I try to wrap my head around the
auto property in CSS 3's
font-size-adjust. The spec says:
Behaves just like
<number>, except the number used is the aspect value calculated by user agents for the first font in the list of fonts defined for the initial value of the ‘font-family’ property. Effectively this is the default font used when ‘font-family’ is not otherwise specified.
Authors can use this value to specify that font size should be normalized across fonts based on the x-height without the need to specify the aspect ratio explicitly.
In my narrowed little world I thought,
font-size-adjust is necessary, when your first choice of font doesn't load. Then you can adapt the size of the fallback font.

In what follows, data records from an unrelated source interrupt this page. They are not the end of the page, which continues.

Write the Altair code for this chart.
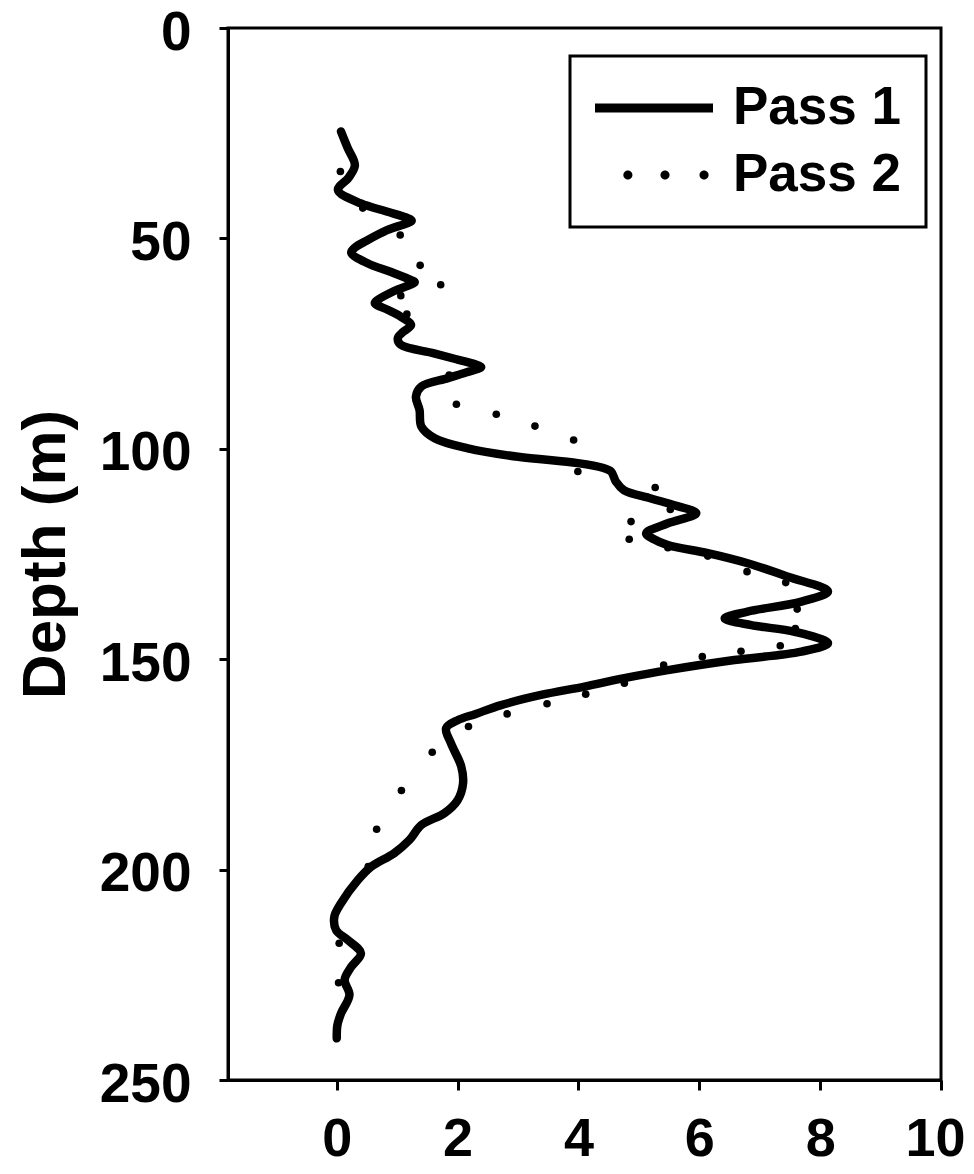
import math
import altair as alt
import pandas as pd

# ---- data ----
pass1_depth = [24.6, 28.5, 32.6, 35.5, 38.5, 41.7, 43.5, 45.2, 45.8, 48.0, 50.5, 52.2, 53.4,
               55.9, 58.0, 59.9, 60.4, 62.5, 64.6, 65.4, 67.0, 68.6, 70.6, 72.2, 73.7, 75.3,
               77.3, 78.8, 80.1, 80.6, 81.8, 83.2, 85.2, 87.6, 90.8, 94.7, 97.5, 99.9, 101.9,
               103.4, 104.5, 105.4, 107.8, 109.8, 111.8, 113.4, 115.3, 117.7, 120.1, 121.5,
               122.9, 124.8, 127.2, 130.4, 133.9, 136.3, 138.7, 140.3, 141.9, 143.5, 146.2,
               148.2, 150.2, 152.6, 154.5, 156.5, 158.5, 160.9, 163.0, 164.5, 166.4, 170.0,
               175.5, 179.5, 183.5, 186.6, 189.4, 193.0, 196.1, 199.3, 202.5, 208.0, 211.2,
               214.4, 216.7, 219.9, 223.1, 226.2, 229.8, 234.2, 237.0, 240.1]
pass1_value = [0.07, 0.18, 0.30, 0.20, 0.02, 0.40, 0.80, 1.18, 1.24, 0.84, 0.50, 0.30, 0.24,
               0.51, 0.90, 1.23, 1.29, 0.95, 0.68, 0.63, 0.85, 1.06, 1.23, 1.10, 1.01, 1.06,
               1.61, 2.00, 2.33, 2.39, 2.15, 1.84, 1.40, 1.31, 1.37, 1.40, 1.62, 2.17, 3.00,
               3.99, 4.40, 4.54, 4.62, 4.75, 5.20, 5.59, 5.95, 5.48, 5.12, 5.25,
               5.48, 6.14, 6.80, 7.47, 8.13, 7.69, 6.80, 6.42, 6.86, 7.58, 8.13,
               7.69, 6.58, 5.48, 4.76, 4.10, 3.38, 2.72, 2.30, 2.00, 1.81, 1.89,
               2.06, 2.09, 2.00, 1.78, 1.40, 1.20, 0.95, 0.57, 0.35, 0.07, -0.04,
               -0.01, 0.18, 0.40, 0.24, 0.13, 0.21, 0.07, 0.01, 0.00]

pass2_depth = [34.1, 42.8, 49.2, 56.4, 61.0, 63.6, 68.0, 82.5, 89.4, 91.8, 94.6, 97.9, 105.4,
               109.2, 114.4, 117.3, 121.5, 123.5, 125.5, 129.2, 131.8, 138.1, 142.7, 146.8,
               148.1, 149.4, 151.4, 155.7, 158.3, 160.6, 163.0, 166.0, 172.1, 181.2, 190.4,
               199.3, 217.5, 226.9]
pass2_value = [0.06, 0.43, 1.05, 1.38, 1.72, 1.06, 1.16, 1.86, 1.98, 2.64, 3.28, 3.92, 3.99,
               5.27, 5.52, 4.87, 4.84, 5.48, 6.14, 6.79, 7.43, 7.62, 7.59, 7.34,
               6.69, 6.05, 5.41, 4.76, 4.12, 3.48, 2.82, 2.18, 1.58, 1.07, 0.66,
               0.52, 0.04, 0.03]

series_names = ["Pass 1", "Pass 2"]
x_ticks = [0, 2, 4, 6, 8, 10]
y_ticks = [0, 50, 100, 150, 200, 250]
y_title = "Depth (m)"

df = pd.concat([
    pd.DataFrame({"depth": pass1_depth, "value": pass1_value, "series": series_names[0]}),
    pd.DataFrame({"depth": pass2_depth, "value": pass2_value, "series": series_names[1]}),
], ignore_index=True)

# ---- legend symbols (custom SVG paths in the unit square) ----
line_path = "M-1,-0.07L1,-0.07L1,0.07L-1,0.07Z"


def dot(cx, r=0.072, n=14):
    pts = [(cx + r * math.cos(2 * math.pi * k / n), r * math.sin(2 * math.pi * k / n)) for k in range(n)]
    return "M" + "L".join(f"{px:.4f},{py:.4f}" for px, py in pts) + "Z"


dots_path = "".join(dot(c) for c in [-0.94, -0.33, 0.25, 0.86])

FONT = "Liberation Sans"

x_enc = alt.X(
    "value:Q",
    scale=alt.Scale(domain=[-1.8, 10], nice=False, zero=False),
    axis=alt.Axis(values=x_ticks, title=None, grid=False, labelFlush=True, labelFlushOffset=24,
                  labelFont=FONT, labelFontSize=54, labelFontWeight="bold", labelColor="black",
                  labelPadding=22, tickSize=10, tickWidth=3, tickColor="black",
                  domainColor="black", domainWidth=3),
)
y_enc = alt.Y(
    "depth:Q",
    scale=alt.Scale(domain=[0, 250], reverse=True, nice=False, zero=False),
    axis=alt.Axis(values=y_ticks, title=y_title, grid=False,
                  labelFont=FONT, labelFontSize=55, labelFontWeight="bold", labelColor="black",
                  labelPadding=28, labelOffset=4, tickSize=9, tickWidth=3, tickColor="black",
                  domainColor="black", domainWidth=3,
                  titleFont=FONT, titleFontSize=62, titleFontWeight="bold", titleColor="black",
                  titleX=-183, titleY=526, titleAlign="center", titleBaseline="middle",
                  titleAngle=270),
)

base = alt.Chart(df)

line = base.transform_filter(alt.datum.series == series_names[0]).mark_line(
    color="black", strokeWidth=8.5, strokeCap="round", strokeJoin="round",
    interpolate="catmull-rom",
).encode(x=x_enc, y=y_enc, order="depth:Q")

dots = base.transform_filter(alt.datum.series == series_names[1]).mark_point(
    filled=True, color="black", size=58, opacity=1,
).encode(x=x_enc, y=y_enc)

legend_layer = base.mark_point(filled=True, color="black", opacity=0, size=16384).encode(
    x=x_enc, y=y_enc,
    shape=alt.Shape(
        "series:N",
        scale=alt.Scale(domain=series_names, range=[line_path, dots_path]),
        legend=alt.Legend(
            title=None, orient="none", legendX=342, legendY=28,
            padding=25, clipHeight=54, rowPadding=13,
            symbolSize=16384, symbolOffset=-10, labelOffset=20, labelLimit=400,
            symbolOpacity=1, symbolFillColor="black", symbolStrokeWidth=0,
            labelFont=FONT, labelFontSize=53, labelFontWeight="bold", labelColor="black",
            strokeColor="black", fillColor="white",
        ),
    ),
)

chart = alt.layer(line, dots, legend_layer).properties(
    width=713, height=1052,
    autosize=alt.AutoSizeParams(type="none"),
    padding={"left": 220, "top": 20, "right": 25, "bottom": 86},
    background="white",
).configure_view(stroke="black", strokeWidth=3).configure_legend(strokeWidth=3)

chart.save("out.html", embed_options={"renderer": "svg", "actions": False})
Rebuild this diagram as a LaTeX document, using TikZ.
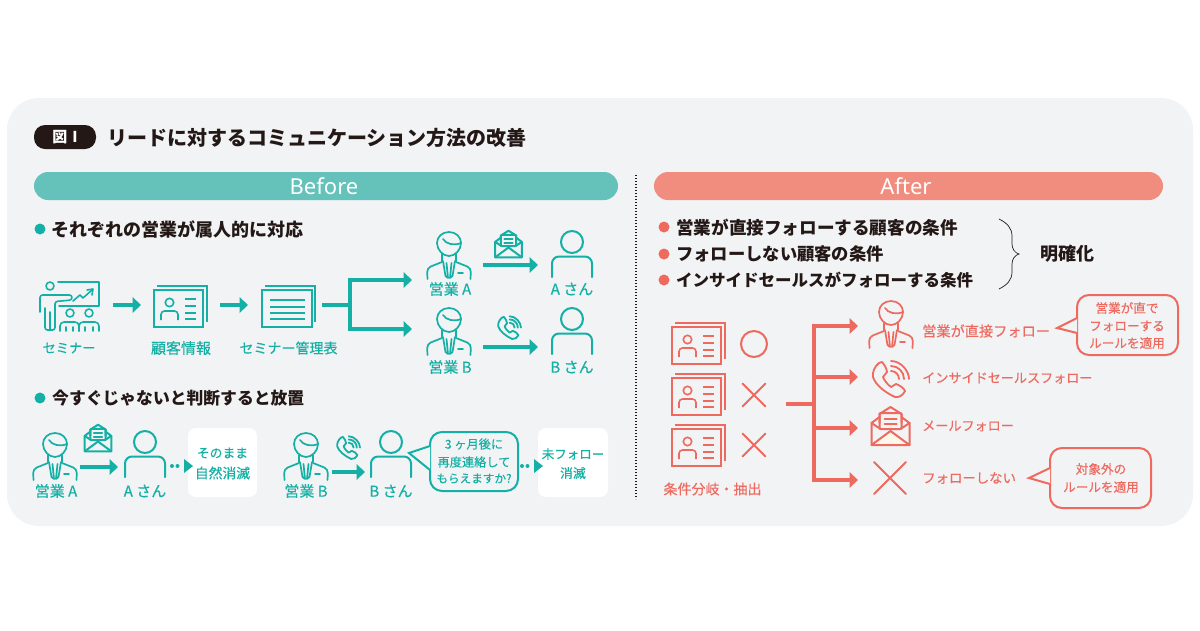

Now, how does the browser calculate the aspect value for a non-existing font? If it doesn't and isn't intended to, where did I take the wrong turn and what does
auto really do?
The expression “the first font in the list of fonts defined for the initial value of the ‘font-family’ property” means the browser’s primary default font, typically (but of course not necessarily) Times New Roman. “Initial value” is something defined for every property in CSS specifications. It is usually browser-independent, but for
font-family, it has explicitly been defined to be defined by the browser.
auto value in this case means the aspect ratio of that default font.
Assuming the user sets his default UA font to have the perfect legibility for himself, then any FSA:auto font would match that. In CSS the presumption is that the user (not the designer) is ultimately right, so this just goes along with that.